8. If there is ANY doubt as to the safety of a component, it cannot be allowed in production. This is something of a personal question, and really depends on your project, and not so much on the language itself. Haskell is great for safety critical projects, but I also use it for one-off scripts.
9. Fast is better than slow. No. Haskell code has the opportunity to be really fast, and it tends to be quite zippy from the get go. But we’ve emphasized features (laziness and abstraction) which are known to cause performance problems, and most Haskellers take the approach of only optimizing when our (very awesome) profiler yells at us. Some Haskellers reflexively add ! {-# UNPACK #-} to their data types, but I don’t—at least, not until I decide my code is too slow.

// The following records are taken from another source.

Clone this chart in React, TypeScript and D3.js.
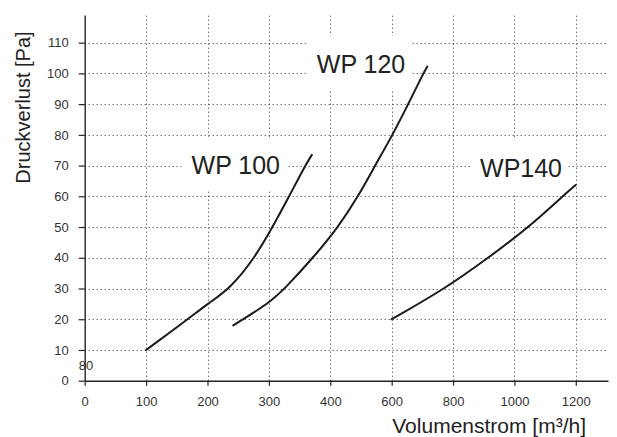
import { useEffect, useRef } from 'react';
import * as d3 from 'd3';

// axis ticks (the x axis changes step after 400)
const xTicks = [0, 100, 200, 300, 400, 600, 800, 1000, 1200];
const yTicks = [0, 10, 20, 30, 40, 50, 60, 70, 80, 90, 100, 110];
const xBreaks = [0, 400, 1305];
const yMax = 119;

// curves [Volumenstrom, Druckverlust]
const wp100: [number, number][] = [
  [100, 10], [168, 20], [200, 25], [237, 30], [277, 40], [306, 50], [333, 60], [359, 70], [370, 73.5],
];
const wp120: [number, number][] = [
  [242, 18], [300, 25.2], [326, 30], [372, 40], [426, 50], [491, 60], [546, 70], [603, 80], [654, 90], [703, 100], [716, 102.2],
];
const wp140: [number, number][] = [
  [600, 20], [775, 30], [915, 40], [1048, 50], [1157, 60], [1200, 63.7],
];
const curves = [wp100, wp120, wp140];

const labelNames = ['WP 100', 'WP 120', 'WP140'];
const labelAt: [number, number][] = [[174, 67.3], [378, 100.2], [888, 66.4]];

const FONT = '"Liberation Sans", Arial, Helvetica, sans-serif';

export default function App() {
  const svgRef = useRef<SVGSVGElement>(null);

  useEffect(() => {
    if (!svgRef.current) return;
    const width = 617;
    const height = 437;
    const margin = { top: 15, right: 9, bottom: 56.3, left: 84.7 };

    const svg = d3.select(svgRef.current);
    svg.selectAll('*').remove();
    svg.attr('width', width).attr('height', height);

    const x = d3.scaleLinear()
      .domain(xBreaks)
      .range([margin.left, 330.3, width - margin.right]);
    const y = d3.scaleLinear()
      .domain([0, yMax])
      .range([height - margin.bottom, margin.top]);

    const ink = '#222';
    const gridColor = '#333';
    const snap = (v: number) => Math.round(v) + 0.5;

    // Grid lines
    const grid = svg.append('g');
    grid.selectAll('line.h')
      .data(yTicks.filter(d => d > 0))
      .enter()
      .append('line')
      .attr('x1', x(0))
      .attr('x2', width - margin.right)
      .attr('y1', d => snap(y(d)))
      .attr('y2', d => snap(y(d)))
      .attr('stroke', gridColor)
      .attr('stroke-dasharray', '1,3');
    grid.selectAll('line.v')
      .data(xTicks.filter(d => d > 0))
      .enter()
      .append('line')
      .attr('x1', d => snap(x(d)))
      .attr('x2', d => snap(x(d)))
      .attr('y1', y(0))
      .attr('y2', margin.top)
      .attr('stroke', gridColor)
      .attr('stroke-dasharray', '1,3');

    // Label boxes (white) + texts
    const labelG = svg.append('g');
    labelNames.forEach((name, i) => {
      const [lx, ly] = labelAt[i];
      const rect = labelG.append('rect').attr('fill', '#fff');
      const t = labelG.append('text')
        .attr('x', x(lx))
        .attr('y', y(ly))
        .attr('font-family', FONT)
        .attr('font-size', 25)
        .attr('fill', ink)
        .text(name);
      const len = (t.node() as SVGTextElement).getComputedTextLength();
      rect
        .attr('x', x(lx) - 10)
        .attr('y', y(ly) - 37)
        .attr('width', len + 16)
        .attr('height', 53);
    });

    // Curves
    const line = d3.line<[number, number]>()
      .x(d => x(d[0]))
      .y(d => y(d[1]))
      .curve(d3.curveBasis);

    svg.append('g')
      .selectAll('path')
      .data(curves)
      .enter()
      .append('path')
      .attr('d', d => line(d))
      .attr('fill', 'none')
      .attr('stroke', '#1a1a1a')
      .attr('stroke-width', 2)
      .attr('stroke-linecap', 'round');

    // X axis
    svg.append('g')
      .attr('transform', `translate(0,${y(0)})`)
      .call(d3.axisBottom(x).tickValues(xTicks).tickSize(5).tickSizeOuter(0).tickPadding(11).tickFormat(d => String(d)))
      .call(g => g.select('.domain').attr('stroke', ink).attr('stroke-width', 1.4))
      .call(g => g.selectAll('.tick line').attr('stroke', ink).attr('stroke-width', 1.2))
      .call(g => g.selectAll('.tick text').attr('fill', '#333').attr('font-size', 13).attr('font-family', FONT));

    // Y axis
    svg.append('g')
      .attr('transform', `translate(${x(0)},0)`)
      .call(d3.axisLeft(y).tickValues(yTicks).tickSize(6).tickSizeOuter(0).tickPadding(10))
      .call(g => g.select('.domain').attr('stroke', ink).attr('stroke-width', 1.4))
      .call(g => g.selectAll('.tick line').attr('stroke', ink).attr('stroke-width', 1.2))
      .call(g => g.selectAll('.tick text').attr('fill', '#333').attr('font-size', 13).attr('font-family', FONT));

    // stray "80" label near origin
    svg.append('text')
      .attr('x', x(2))
      .attr('y', y(3.5))
      .attr('text-anchor', 'middle')
      .attr('font-family', FONT)
      .attr('font-size', 13)
      .attr('fill', '#333')
      .text('80');

    // Axis titles
    svg.append('text')
      .attr('transform', `translate(30,107.5) rotate(-90)`)
      .attr('text-anchor', 'middle')
      .attr('font-family', FONT)
      .attr('font-size', 20)
      .attr('fill', ink)
      .text('Druckverlust [Pa]');

    svg.append('text')
      .attr('x', 586)
      .attr('y', 432.5)
      .attr('text-anchor', 'end')
      .attr('font-family', FONT)
      .attr('font-size', 21)
      .attr('fill', ink)
      .text('Volumenstrom [m³/h]');
  }, []);

  return (
    <svg
      ref={svgRef}
      style={{ position: 'absolute', left: 0, top: 0, background: '#fff' }}
    />
  );
}
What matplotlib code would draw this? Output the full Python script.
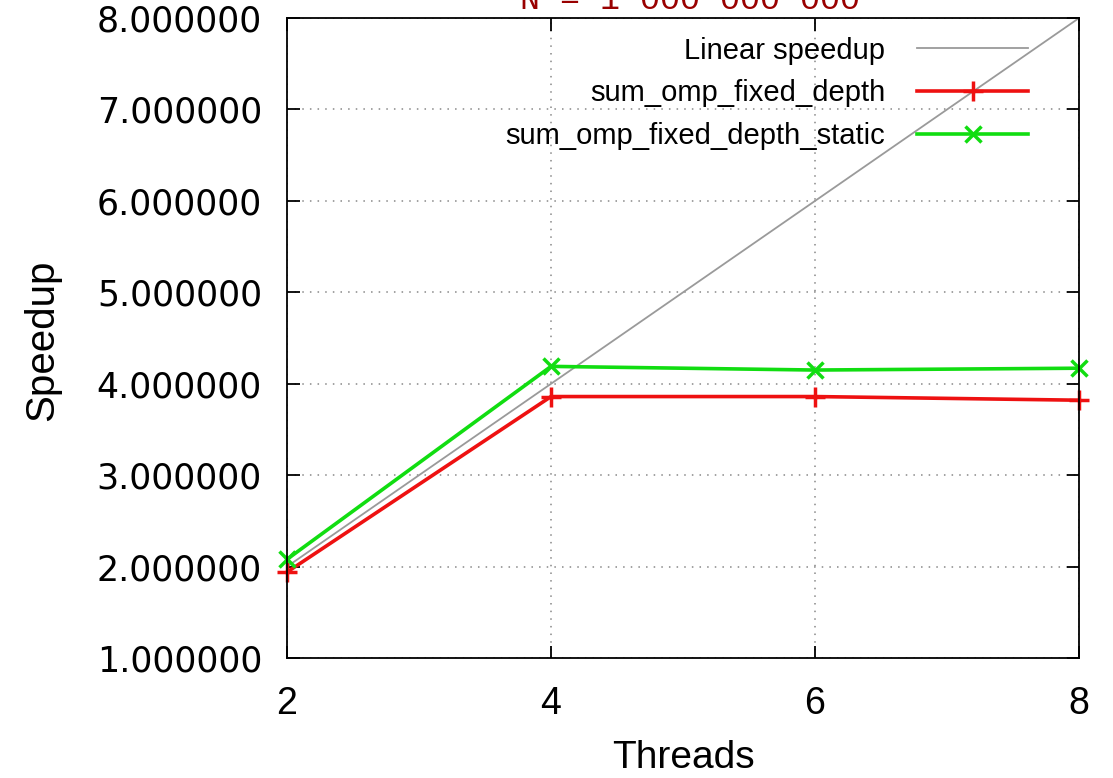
import numpy as np
import matplotlib.pyplot as plt
from matplotlib.ticker import FormatStrFormatter

# values
threads = [2, 4, 6, 8]
linear_speedup = [2, 4, 6, 8]
fixed_depth = [1.94, 3.86, 3.86, 3.82]
fixed_depth_static = [2.08, 4.19, 4.15, 4.17]

title = "N = 1 000 000 000"
y_ticks = [1, 2, 3, 4, 5, 6, 7, 8]
x_ticks = [2, 4, 6, 8]

fig = plt.figure(figsize=(11.13, 7.78), dpi=100)
ax = fig.add_axes([0.2579, 0.1542, 0.7116, 0.8226])

ax.plot(threads, linear_speedup, color="#9a9a9a", lw=1.3, label="Linear speedup")
ax.plot(threads, fixed_depth, color="#ee1111", lw=2.6, marker="+", ms=14, mew=2.5,
        label="sum_omp_fixed_depth", clip_on=False)
ax.plot(threads, fixed_depth_static, color="#11dd11", lw=2.6, marker="x", ms=11, mew=2.5,
        label="sum_omp_fixed_depth_static", clip_on=False)

ax.set_xlim(2, 8)
ax.set_ylim(1, 8)
ax.set_xticks(x_ticks)
ax.set_yticks(y_ticks)
ax.yaxis.set_major_formatter(FormatStrFormatter("%.6f"))
ax.grid(True, color="#888888", ls=(0, (1, 4)), lw=1.1)

ax.tick_params(direction="in", length=9, width=1.3, top=True, right=True)
ax.tick_params(axis="y", pad=18, labelsize=25, labelfontfamily="DejaVu Sans")
ax.tick_params(axis="x", pad=20, labelsize=27, labelfontfamily="Liberation Sans")
for sp in ax.spines.values():
    sp.set_linewidth(1.3)

ax.set_xlabel("Threads", fontsize=28, family="Liberation Sans")
ax.set_ylabel("Speedup", fontsize=29, family="Liberation Sans")
ax.xaxis.set_label_coords(0.5, -0.128)
ax.xaxis.label.set_va("top")
ax.yaxis.set_label_coords(-0.309, 0.497)
ax.yaxis.label.set_va("center")

leg = ax.legend(loc="upper right", bbox_to_anchor=(0.969, 1.012), frameon=False,
                markerfirst=False, handlelength=3.8, handletextpad=1.1,
                labelspacing=0.5, prop={"family": "Liberation Sans", "size": 21})

fig.text(0.62, 1 - 9 / 778, title, color="#990000", fontsize=24,
         family="Liberation Mono", ha="center", va="baseline")

fig.savefig("out.png", dpi=100, facecolor="white")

Haskell has a lot of features which show up in Yegge’s “Liberal Stuff”. Here are some of them:

• Eval: We love coding up interpreters, which are like type-safe evals.
• Metaprogramming: Template Haskell.
• Dynamic scoping: Reader monad.
• all-errors-are-warnings: We can delay type errors to runtime!.
• Reflection and dynamic invocation: class Data.
• RTTI: I hear it’s called a “dictionary”.
• The C preprocessor: Indispensable, begrudgingly.
• Lisp macros: Why use macros when you can do it properly in Template Haskell!
• Domain-specific languages: Haskell eats EDSLs for lunch.
• Optional parameters: It’s called combinator libraries.
• Extensible syntax: Fuck yeah infix!
• Auto-casting: Numeric literals, anyone?
• Automatic stringification: class Show and deriving.
• Sixty-pass compilers: GHC does a lot of passes.
• Whole-namespace imports: Yep (and it’s both convenient and kind of annoying).

The feeling I get from this conversation is that most people think “Haskell” and “static typing” and while thinking about how horrible it is to write traditional dynamically typed code in Haskell, forget that Haskell is actually a surprisingly liberal language prizing understandability, succinctness and risk-taking. Is Haskell liberal or conservative? I think of it as an interesting point in the design space which treats some conservative viewpoints as foundational, and then sees how far it can run from there. It’s folded so far right, it came around left again.